• _Task input_
-------------------------

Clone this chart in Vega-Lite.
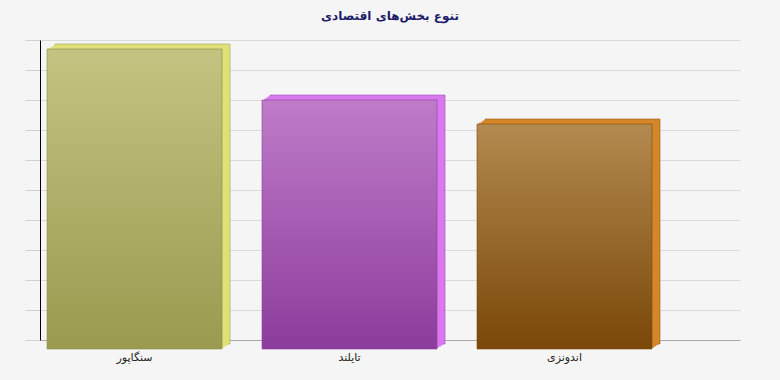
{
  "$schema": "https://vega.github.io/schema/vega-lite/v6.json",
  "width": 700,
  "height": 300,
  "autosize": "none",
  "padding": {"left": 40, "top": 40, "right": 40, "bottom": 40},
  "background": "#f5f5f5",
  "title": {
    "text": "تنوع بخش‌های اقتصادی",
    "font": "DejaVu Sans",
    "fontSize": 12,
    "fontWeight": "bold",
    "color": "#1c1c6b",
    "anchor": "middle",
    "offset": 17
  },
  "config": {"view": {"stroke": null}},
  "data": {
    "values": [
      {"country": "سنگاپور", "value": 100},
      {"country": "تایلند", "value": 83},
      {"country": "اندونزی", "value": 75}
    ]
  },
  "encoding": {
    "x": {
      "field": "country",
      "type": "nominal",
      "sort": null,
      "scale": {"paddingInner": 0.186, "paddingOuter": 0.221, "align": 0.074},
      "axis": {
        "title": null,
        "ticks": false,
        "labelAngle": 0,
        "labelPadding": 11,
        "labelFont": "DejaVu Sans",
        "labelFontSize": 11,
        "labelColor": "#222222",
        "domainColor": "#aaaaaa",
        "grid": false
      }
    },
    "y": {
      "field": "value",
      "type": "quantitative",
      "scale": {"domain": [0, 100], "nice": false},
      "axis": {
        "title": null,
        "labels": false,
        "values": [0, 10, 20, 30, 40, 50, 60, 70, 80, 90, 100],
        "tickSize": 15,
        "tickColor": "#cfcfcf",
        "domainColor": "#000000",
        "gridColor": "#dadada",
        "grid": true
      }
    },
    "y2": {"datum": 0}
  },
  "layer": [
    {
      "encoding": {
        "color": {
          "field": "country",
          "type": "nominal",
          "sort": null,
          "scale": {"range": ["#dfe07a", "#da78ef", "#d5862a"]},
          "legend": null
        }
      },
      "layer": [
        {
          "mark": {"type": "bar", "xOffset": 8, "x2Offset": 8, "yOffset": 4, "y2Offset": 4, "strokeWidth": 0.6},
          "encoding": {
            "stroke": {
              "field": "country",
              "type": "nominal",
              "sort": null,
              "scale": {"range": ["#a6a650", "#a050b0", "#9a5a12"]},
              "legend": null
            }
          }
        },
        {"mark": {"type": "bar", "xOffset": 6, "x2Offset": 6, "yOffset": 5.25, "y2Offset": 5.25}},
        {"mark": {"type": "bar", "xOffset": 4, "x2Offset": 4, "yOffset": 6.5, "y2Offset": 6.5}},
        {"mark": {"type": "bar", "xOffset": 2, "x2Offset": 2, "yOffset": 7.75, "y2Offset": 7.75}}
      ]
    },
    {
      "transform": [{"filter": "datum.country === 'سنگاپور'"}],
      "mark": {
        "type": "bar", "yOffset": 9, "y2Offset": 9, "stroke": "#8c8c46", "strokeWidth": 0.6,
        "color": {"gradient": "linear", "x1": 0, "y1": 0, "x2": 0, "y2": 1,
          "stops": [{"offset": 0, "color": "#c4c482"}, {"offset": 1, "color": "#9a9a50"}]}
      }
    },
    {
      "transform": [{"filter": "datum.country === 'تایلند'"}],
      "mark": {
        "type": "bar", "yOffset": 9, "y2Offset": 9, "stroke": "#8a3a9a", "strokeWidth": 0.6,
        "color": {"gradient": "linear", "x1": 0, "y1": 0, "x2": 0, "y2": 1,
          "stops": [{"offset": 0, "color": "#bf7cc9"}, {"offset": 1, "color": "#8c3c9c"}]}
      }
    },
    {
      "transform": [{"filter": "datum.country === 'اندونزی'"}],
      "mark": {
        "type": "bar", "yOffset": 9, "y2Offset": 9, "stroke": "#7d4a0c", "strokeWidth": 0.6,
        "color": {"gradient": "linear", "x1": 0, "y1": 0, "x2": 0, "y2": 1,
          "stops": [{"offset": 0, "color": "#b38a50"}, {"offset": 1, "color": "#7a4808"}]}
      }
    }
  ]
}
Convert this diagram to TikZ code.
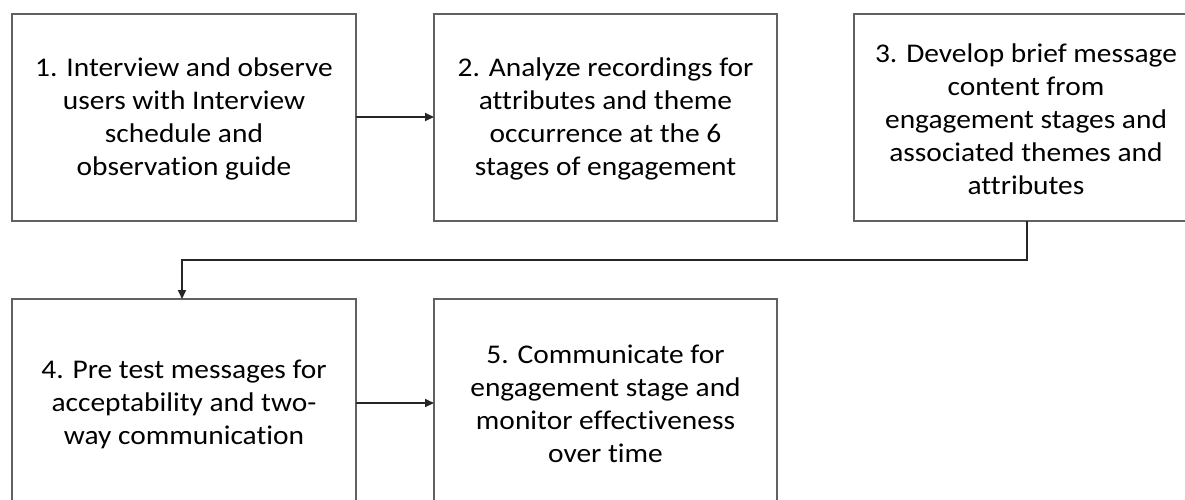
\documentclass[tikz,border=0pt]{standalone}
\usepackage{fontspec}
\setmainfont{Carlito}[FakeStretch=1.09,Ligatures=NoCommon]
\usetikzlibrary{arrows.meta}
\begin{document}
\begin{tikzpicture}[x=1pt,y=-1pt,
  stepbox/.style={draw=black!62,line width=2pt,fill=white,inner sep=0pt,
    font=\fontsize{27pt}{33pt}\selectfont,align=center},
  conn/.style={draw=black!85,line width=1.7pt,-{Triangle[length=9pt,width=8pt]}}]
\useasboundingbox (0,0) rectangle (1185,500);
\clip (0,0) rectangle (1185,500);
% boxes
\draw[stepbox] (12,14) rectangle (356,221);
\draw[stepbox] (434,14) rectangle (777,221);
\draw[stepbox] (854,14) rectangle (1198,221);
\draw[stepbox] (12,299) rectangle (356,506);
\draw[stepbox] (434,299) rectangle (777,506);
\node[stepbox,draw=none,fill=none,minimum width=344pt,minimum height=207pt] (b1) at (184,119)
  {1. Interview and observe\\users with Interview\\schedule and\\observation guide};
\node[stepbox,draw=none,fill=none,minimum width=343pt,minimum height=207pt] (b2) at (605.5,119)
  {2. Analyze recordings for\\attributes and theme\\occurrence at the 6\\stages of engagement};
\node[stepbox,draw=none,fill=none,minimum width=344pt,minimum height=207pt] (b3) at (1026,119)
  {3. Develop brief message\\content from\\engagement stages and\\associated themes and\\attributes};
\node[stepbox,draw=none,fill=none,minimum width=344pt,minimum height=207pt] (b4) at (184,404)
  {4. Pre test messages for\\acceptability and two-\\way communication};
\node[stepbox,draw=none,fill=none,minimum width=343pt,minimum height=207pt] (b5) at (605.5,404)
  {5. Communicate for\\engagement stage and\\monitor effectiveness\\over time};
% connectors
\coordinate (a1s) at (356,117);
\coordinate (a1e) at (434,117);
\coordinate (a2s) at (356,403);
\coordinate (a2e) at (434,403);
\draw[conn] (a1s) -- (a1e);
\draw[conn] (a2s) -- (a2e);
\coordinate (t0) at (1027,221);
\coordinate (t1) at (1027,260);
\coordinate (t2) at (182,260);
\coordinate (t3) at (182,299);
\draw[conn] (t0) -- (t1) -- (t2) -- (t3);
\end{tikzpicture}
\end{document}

-------------------------

• _Exercise instructions_
Without including the pictures, reproduce all entries exactly.

• _Solution to this exercise_
Clone this chart in Vega-Lite.
{
  "$schema": "https://vega.github.io/schema/vega-lite/v6.json",
  "width": 700,
  "height": 300,
  "autosize": "none",
  "padding": {"left": 40, "top": 40, "right": 40, "bottom": 40},
  "background": "#f5f5f5",
  "title": {
    "text": "تنوع بخش‌های اقتصادی",
    "font": "DejaVu Sans",
    "fontSize": 12,
    "fontWeight": "bold",
    "color": "#1c1c6b",
    "anchor": "middle",
    "offset": 17
  },
  "config": {"view": {"stroke": null}},
  "data": {
    "values": [
      {"country": "سنگاپور", "value": 100},
      {"country": "تایلند", "value": 83},
      {"country": "اندونزی", "value": 75}
    ]
  },
  "encoding": {
    "x": {
      "field": "country",
      "type": "nominal",
      "sort": null,
      "scale": {"paddingInner": 0.186, "paddingOuter": 0.221, "align": 0.074},
      "axis": {
        "title": null,
        "ticks": false,
        "labelAngle": 0,
        "labelPadding": 11,
        "labelFont": "DejaVu Sans",
        "labelFontSize": 11,
        "labelColor": "#222222",
        "domainColor": "#aaaaaa",
        "grid": false
      }
    },
    "y": {
      "field": "value",
      "type": "quantitative",
      "scale": {"domain": [0, 100], "nice": false},
      "axis": {
        "title": null,
        "labels": false,
        "values": [0, 10, 20, 30, 40, 50, 60, 70, 80, 90, 100],
        "tickSize": 15,
        "tickColor": "#cfcfcf",
        "domainColor": "#000000",
        "gridColor": "#dadada",
        "grid": true
      }
    },
    "y2": {"datum": 0}
  },
  "layer": [
    {
      "encoding": {
        "color": {
          "field": "country",
          "type": "nominal",
          "sort": null,
          "scale": {"range": ["#dfe07a", "#da78ef", "#d5862a"]},
          "legend": null
        }
      },
      "layer": [
        {
          "mark": {"type": "bar", "xOffset": 8, "x2Offset": 8, "yOffset": 4, "y2Offset": 4, "strokeWidth": 0.6},
          "encoding": {
            "stroke": {
              "field": "country",
              "type": "nominal",
              "sort": null,
              "scale": {"range": ["#a6a650", "#a050b0", "#9a5a12"]},
              "legend": null
            }
          }
        },
        {"mark": {"type": "bar", "xOffset": 6, "x2Offset": 6, "yOffset": 5.25, "y2Offset": 5.25}},
        {"mark": {"type": "bar", "xOffset": 4, "x2Offset": 4, "yOffset": 6.5, "y2Offset": 6.5}},
        {"mark": {"type": "bar", "xOffset": 2, "x2Offset": 2, "yOffset": 7.75, "y2Offset": 7.75}}
      ]
    },
    {
      "transform": [{"filter": "datum.country === 'سنگاپور'"}],
      "mark": {
        "type": "bar", "yOffset": 9, "y2Offset": 9, "stroke": "#8c8c46", "strokeWidth": 0.6,
        "color": {"gradient": "linear", "x1": 0, "y1": 0, "x2": 0, "y2": 1,
          "stops": [{"offset": 0, "color": "#c4c482"}, {"offset": 1, "color": "#9a9a50"}]}
      }
    },
    {
      "transform": [{"filter": "datum.country === 'تایلند'"}],
      "mark": {
        "type": "bar", "yOffset": 9, "y2Offset": 9, "stroke": "#8a3a9a", "strokeWidth": 0.6,
        "color": {"gradient": "linear", "x1": 0, "y1": 0, "x2": 0, "y2": 1,
          "stops": [{"offset": 0, "color": "#bf7cc9"}, {"offset": 1, "color": "#8c3c9c"}]}
      }
    },
    {
      "transform": [{"filter": "datum.country === 'اندونزی'"}],
      "mark": {
        "type": "bar", "yOffset": 9, "y2Offset": 9, "stroke": "#7d4a0c", "strokeWidth": 0.6,
        "color": {"gradient": "linear", "x1": 0, "y1": 0, "x2": 0, "y2": 1,
          "stops": [{"offset": 0, "color": "#b38a50"}, {"offset": 1, "color": "#7a4808"}]}
      }
    }
  ]
}
Convert this diagram to TikZ code.
\documentclass[tikz,border=0pt]{standalone}
\usepackage{fontspec}
\setmainfont{Carlito}[FakeStretch=1.09,Ligatures=NoCommon]
\usetikzlibrary{arrows.meta}
\begin{document}
\begin{tikzpicture}[x=1pt,y=-1pt,
  stepbox/.style={draw=black!62,line width=2pt,fill=white,inner sep=0pt,
    font=\fontsize{27pt}{33pt}\selectfont,align=center},
  conn/.style={draw=black!85,line width=1.7pt,-{Triangle[length=9pt,width=8pt]}}]
\useasboundingbox (0,0) rectangle (1185,500);
\clip (0,0) rectangle (1185,500);
% boxes
\draw[stepbox] (12,14) rectangle (356,221);
\draw[stepbox] (434,14) rectangle (777,221);
\draw[stepbox] (854,14) rectangle (1198,221);
\draw[stepbox] (12,299) rectangle (356,506);
\draw[stepbox] (434,299) rectangle (777,506);
\node[stepbox,draw=none,fill=none,minimum width=344pt,minimum height=207pt] (b1) at (184,119)
  {1. Interview and observe\\users with Interview\\schedule and\\observation guide};
\node[stepbox,draw=none,fill=none,minimum width=343pt,minimum height=207pt] (b2) at (605.5,119)
  {2. Analyze recordings for\\attributes and theme\\occurrence at the 6\\stages of engagement};
\node[stepbox,draw=none,fill=none,minimum width=344pt,minimum height=207pt] (b3) at (1026,119)
  {3. Develop brief message\\content from\\engagement stages and\\associated themes and\\attributes};
\node[stepbox,draw=none,fill=none,minimum width=344pt,minimum height=207pt] (b4) at (184,404)
  {4. Pre test messages for\\acceptability and two-\\way communication};
\node[stepbox,draw=none,fill=none,minimum width=343pt,minimum height=207pt] (b5) at (605.5,404)
  {5. Communicate for\\engagement stage and\\monitor effectiveness\\over time};
% connectors
\coordinate (a1s) at (356,117);
\coordinate (a1e) at (434,117);
\coordinate (a2s) at (356,403);
\coordinate (a2e) at (434,403);
\draw[conn] (a1s) -- (a1e);
\draw[conn] (a2s) -- (a2e);
\coordinate (t0) at (1027,221);
\coordinate (t1) at (1027,260);
\coordinate (t2) at (182,260);
\coordinate (t3) at (182,299);
\draw[conn] (t0) -- (t1) -- (t2) -- (t3);
\end{tikzpicture}
\end{document}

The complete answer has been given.